## MATERIAL TO PROCESS
►

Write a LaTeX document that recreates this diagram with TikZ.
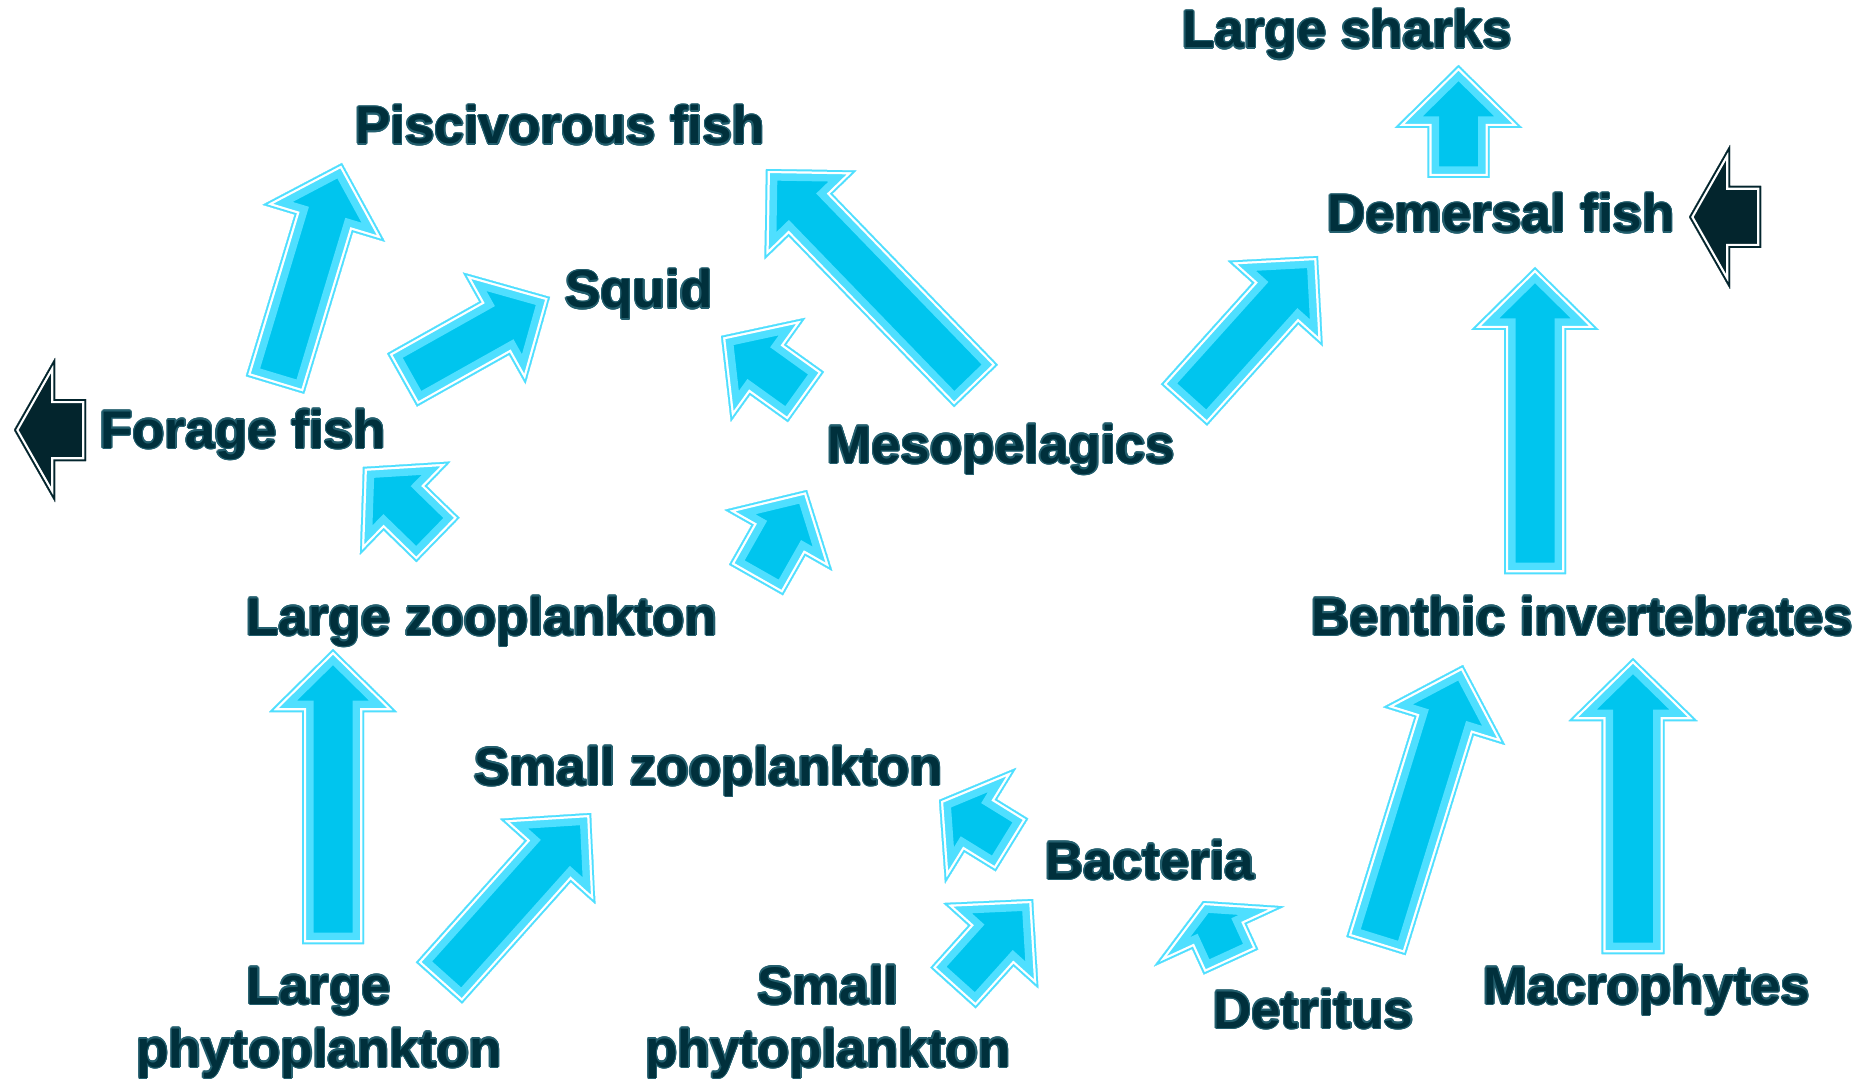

◄
►

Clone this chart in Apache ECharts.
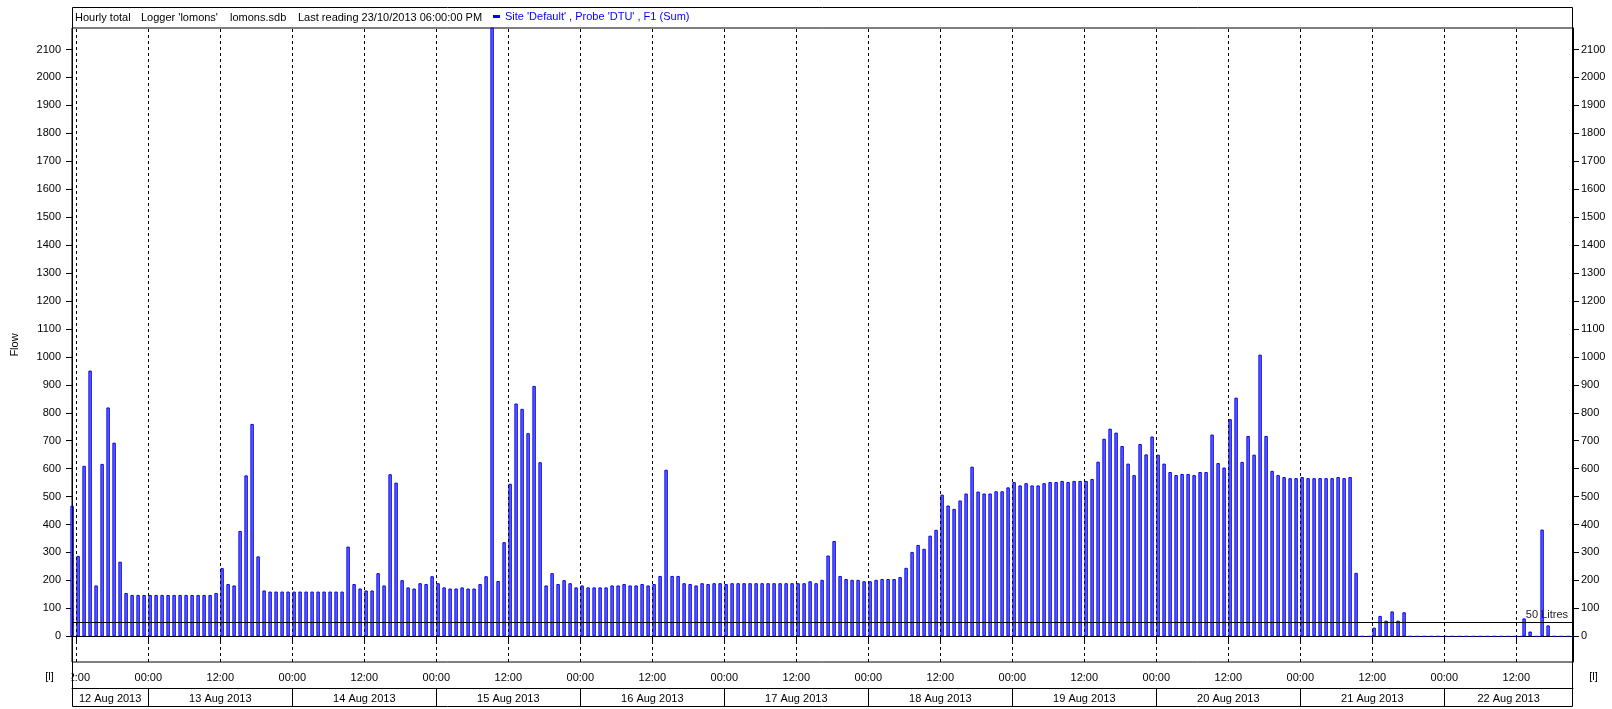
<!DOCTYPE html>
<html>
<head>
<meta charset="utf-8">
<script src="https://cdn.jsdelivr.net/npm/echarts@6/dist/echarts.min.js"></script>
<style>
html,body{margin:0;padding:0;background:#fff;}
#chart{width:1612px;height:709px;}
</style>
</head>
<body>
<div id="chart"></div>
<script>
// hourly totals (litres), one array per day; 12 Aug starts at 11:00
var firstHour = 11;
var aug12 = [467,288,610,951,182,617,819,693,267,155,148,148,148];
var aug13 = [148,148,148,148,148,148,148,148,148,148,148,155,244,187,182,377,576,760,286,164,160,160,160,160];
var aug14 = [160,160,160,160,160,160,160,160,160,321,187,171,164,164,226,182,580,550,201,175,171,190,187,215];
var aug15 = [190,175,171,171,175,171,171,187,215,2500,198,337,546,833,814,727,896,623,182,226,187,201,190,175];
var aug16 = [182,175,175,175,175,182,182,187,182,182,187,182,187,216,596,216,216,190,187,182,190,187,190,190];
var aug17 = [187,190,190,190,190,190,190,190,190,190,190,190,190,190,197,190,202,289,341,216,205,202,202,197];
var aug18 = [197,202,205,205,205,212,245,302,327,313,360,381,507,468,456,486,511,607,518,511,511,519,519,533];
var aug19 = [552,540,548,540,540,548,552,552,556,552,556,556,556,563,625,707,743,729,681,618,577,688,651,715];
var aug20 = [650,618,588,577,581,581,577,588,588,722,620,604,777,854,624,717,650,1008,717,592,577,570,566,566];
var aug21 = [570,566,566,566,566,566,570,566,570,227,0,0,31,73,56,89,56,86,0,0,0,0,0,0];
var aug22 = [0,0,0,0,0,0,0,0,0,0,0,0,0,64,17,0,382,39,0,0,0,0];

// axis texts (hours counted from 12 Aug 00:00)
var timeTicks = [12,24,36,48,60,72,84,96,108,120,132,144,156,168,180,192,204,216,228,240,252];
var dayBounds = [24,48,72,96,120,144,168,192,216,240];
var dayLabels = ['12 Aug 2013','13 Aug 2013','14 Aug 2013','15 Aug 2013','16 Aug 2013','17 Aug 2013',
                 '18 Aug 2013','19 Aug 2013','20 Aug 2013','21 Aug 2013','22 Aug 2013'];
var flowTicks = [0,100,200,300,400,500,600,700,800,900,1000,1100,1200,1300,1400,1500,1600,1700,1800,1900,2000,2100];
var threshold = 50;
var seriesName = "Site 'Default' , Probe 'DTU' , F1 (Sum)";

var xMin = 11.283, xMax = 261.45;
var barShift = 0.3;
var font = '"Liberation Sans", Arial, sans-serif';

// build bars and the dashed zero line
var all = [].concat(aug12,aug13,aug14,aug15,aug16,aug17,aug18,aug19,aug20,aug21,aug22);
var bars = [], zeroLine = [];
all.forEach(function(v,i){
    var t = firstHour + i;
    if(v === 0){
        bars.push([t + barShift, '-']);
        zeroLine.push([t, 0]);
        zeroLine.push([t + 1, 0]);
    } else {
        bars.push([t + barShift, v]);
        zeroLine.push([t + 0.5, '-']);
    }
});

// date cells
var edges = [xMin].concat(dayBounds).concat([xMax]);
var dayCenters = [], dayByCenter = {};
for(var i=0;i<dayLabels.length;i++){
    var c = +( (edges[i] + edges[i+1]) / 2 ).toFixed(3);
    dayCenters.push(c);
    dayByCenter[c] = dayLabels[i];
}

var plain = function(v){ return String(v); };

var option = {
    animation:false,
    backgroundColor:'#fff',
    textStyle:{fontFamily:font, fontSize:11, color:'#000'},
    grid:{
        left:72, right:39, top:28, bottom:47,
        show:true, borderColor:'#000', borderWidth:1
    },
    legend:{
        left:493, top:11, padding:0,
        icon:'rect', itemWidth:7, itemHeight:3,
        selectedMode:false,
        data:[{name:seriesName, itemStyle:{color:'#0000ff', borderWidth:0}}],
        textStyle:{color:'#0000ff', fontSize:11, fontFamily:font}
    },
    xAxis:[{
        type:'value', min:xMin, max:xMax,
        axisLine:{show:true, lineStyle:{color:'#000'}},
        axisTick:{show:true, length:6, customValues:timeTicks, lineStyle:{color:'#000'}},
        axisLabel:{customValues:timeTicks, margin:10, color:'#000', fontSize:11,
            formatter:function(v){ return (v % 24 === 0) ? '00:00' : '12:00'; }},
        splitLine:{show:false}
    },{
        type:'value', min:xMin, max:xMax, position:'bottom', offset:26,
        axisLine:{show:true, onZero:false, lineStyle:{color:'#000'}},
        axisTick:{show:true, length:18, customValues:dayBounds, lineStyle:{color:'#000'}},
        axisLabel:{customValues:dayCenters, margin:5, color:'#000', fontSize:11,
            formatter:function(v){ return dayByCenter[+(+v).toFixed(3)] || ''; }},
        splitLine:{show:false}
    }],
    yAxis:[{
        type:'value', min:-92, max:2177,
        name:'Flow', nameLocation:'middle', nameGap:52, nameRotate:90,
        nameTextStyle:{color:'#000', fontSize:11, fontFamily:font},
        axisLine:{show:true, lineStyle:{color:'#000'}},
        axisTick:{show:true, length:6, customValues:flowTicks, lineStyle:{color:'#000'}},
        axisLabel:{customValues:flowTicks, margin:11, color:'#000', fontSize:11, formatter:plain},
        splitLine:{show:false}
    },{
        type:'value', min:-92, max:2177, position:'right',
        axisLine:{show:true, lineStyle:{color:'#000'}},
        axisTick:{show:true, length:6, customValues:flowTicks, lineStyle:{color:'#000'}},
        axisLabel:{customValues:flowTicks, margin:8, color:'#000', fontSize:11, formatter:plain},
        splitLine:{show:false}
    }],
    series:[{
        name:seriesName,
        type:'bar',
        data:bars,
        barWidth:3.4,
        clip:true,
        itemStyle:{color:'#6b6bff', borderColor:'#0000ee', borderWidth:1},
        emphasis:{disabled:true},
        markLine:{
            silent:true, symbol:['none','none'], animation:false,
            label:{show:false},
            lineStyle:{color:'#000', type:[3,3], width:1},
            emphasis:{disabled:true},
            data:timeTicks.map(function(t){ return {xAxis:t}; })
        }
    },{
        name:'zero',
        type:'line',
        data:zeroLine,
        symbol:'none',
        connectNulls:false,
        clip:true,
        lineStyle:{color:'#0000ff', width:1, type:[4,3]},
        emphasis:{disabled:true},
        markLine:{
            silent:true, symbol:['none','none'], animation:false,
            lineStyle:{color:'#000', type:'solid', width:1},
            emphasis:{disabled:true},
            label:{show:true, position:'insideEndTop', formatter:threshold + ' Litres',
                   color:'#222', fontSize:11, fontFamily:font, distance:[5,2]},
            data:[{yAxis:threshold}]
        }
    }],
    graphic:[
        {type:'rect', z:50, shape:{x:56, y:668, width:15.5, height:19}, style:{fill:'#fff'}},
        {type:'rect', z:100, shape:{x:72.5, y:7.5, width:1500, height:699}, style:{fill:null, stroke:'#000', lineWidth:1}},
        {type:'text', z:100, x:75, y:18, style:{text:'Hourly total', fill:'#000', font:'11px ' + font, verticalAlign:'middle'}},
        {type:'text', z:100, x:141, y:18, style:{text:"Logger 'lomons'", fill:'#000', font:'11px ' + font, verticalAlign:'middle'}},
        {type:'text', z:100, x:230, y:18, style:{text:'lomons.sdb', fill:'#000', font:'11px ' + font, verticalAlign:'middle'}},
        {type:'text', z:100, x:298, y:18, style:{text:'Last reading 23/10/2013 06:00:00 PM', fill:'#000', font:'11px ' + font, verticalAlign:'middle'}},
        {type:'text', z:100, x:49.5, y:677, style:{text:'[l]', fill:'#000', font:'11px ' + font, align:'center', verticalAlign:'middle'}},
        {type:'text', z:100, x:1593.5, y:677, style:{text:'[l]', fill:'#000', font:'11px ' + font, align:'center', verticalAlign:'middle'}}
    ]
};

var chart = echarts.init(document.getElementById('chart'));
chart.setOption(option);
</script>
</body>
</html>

◄
►

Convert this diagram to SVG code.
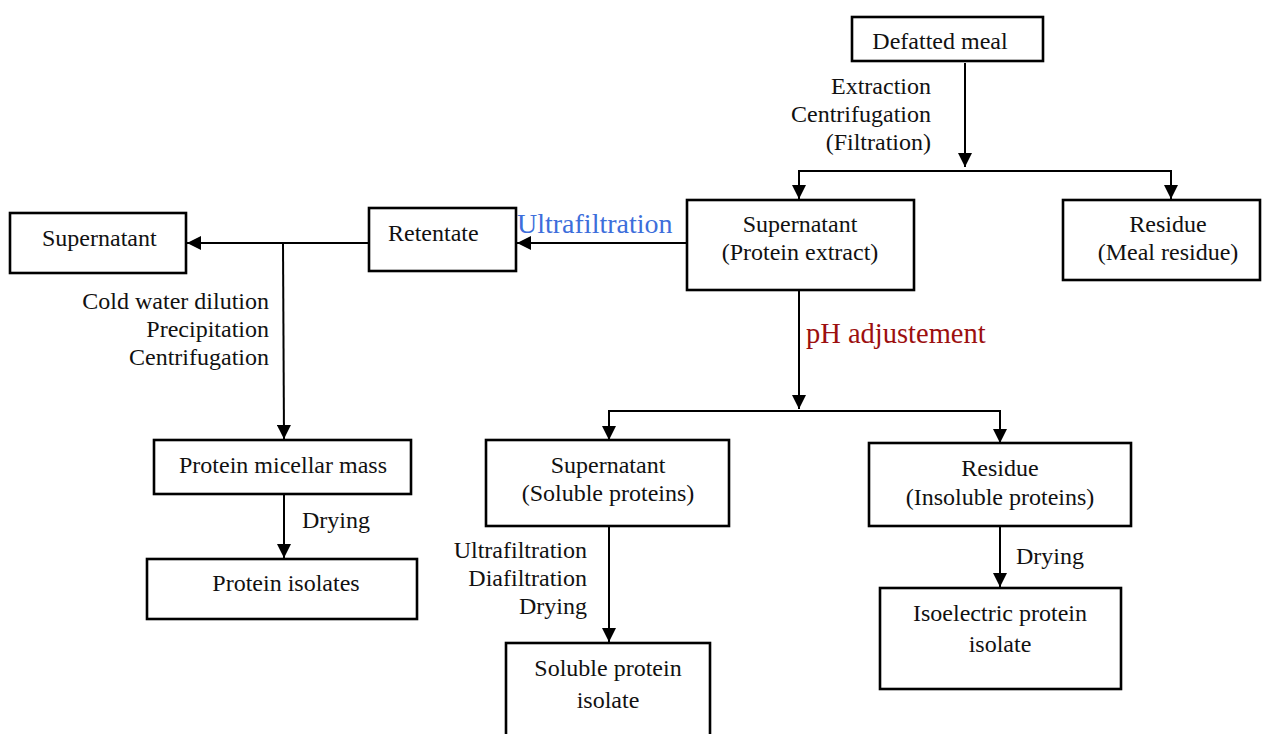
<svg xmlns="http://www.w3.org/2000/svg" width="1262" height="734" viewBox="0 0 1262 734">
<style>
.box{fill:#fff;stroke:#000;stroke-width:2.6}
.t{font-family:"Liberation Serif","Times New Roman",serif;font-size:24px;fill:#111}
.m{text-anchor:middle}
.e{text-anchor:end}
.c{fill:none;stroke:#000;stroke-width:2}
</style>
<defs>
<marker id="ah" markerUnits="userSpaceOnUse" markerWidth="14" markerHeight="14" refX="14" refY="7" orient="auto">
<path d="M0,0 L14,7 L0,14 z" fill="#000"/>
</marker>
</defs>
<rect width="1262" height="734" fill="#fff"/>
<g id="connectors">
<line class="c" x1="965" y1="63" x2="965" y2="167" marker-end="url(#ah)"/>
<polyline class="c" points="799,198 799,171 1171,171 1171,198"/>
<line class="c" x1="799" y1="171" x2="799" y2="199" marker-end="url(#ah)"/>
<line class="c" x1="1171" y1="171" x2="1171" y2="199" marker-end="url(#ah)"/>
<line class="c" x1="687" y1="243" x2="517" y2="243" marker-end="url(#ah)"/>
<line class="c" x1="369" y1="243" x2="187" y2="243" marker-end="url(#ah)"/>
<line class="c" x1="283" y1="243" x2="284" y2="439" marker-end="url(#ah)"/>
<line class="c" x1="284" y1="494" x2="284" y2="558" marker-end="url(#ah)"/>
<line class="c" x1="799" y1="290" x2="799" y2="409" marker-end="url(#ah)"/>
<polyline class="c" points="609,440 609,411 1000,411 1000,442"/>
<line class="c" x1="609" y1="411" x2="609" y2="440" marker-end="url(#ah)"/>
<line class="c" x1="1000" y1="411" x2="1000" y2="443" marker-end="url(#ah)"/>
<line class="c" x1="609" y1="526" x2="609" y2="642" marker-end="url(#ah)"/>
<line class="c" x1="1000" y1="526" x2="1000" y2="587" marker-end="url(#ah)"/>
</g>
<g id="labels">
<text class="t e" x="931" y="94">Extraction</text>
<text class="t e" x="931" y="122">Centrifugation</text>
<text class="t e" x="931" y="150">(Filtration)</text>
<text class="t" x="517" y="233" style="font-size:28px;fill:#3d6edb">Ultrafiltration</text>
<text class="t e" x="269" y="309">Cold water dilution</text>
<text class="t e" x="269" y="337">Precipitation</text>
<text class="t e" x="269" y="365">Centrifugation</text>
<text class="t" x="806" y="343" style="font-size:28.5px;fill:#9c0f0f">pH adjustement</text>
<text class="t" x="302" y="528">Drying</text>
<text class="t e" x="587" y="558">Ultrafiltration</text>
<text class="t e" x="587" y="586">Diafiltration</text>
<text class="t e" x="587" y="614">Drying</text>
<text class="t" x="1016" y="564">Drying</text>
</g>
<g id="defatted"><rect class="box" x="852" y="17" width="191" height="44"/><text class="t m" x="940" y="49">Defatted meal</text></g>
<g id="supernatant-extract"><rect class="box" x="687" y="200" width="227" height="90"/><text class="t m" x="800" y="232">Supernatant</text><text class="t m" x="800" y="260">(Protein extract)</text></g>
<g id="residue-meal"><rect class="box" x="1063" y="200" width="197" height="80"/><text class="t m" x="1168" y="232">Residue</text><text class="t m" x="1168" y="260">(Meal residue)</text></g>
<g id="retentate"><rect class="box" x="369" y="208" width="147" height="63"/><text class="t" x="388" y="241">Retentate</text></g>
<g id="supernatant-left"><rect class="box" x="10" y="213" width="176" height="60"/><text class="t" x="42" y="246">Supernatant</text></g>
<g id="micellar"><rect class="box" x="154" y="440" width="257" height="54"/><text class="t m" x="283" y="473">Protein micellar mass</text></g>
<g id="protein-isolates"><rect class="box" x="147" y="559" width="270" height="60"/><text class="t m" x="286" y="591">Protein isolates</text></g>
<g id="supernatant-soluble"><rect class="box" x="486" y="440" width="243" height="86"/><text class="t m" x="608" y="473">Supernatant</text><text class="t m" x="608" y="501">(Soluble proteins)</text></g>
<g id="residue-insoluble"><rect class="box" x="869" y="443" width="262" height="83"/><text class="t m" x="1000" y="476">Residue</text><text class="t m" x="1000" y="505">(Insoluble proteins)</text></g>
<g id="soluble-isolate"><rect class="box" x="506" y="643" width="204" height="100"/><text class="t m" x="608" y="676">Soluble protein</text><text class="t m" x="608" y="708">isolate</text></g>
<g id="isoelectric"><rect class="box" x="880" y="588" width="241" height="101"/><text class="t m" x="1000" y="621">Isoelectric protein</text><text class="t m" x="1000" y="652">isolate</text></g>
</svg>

◄

## INSTRUCTIONS FOR THE TASK
The lines to collect are those holding the string "diagram"; copy them all.

## ANSWER
Write a LaTeX document that recreates this diagram with TikZ.
Convert this diagram to SVG code.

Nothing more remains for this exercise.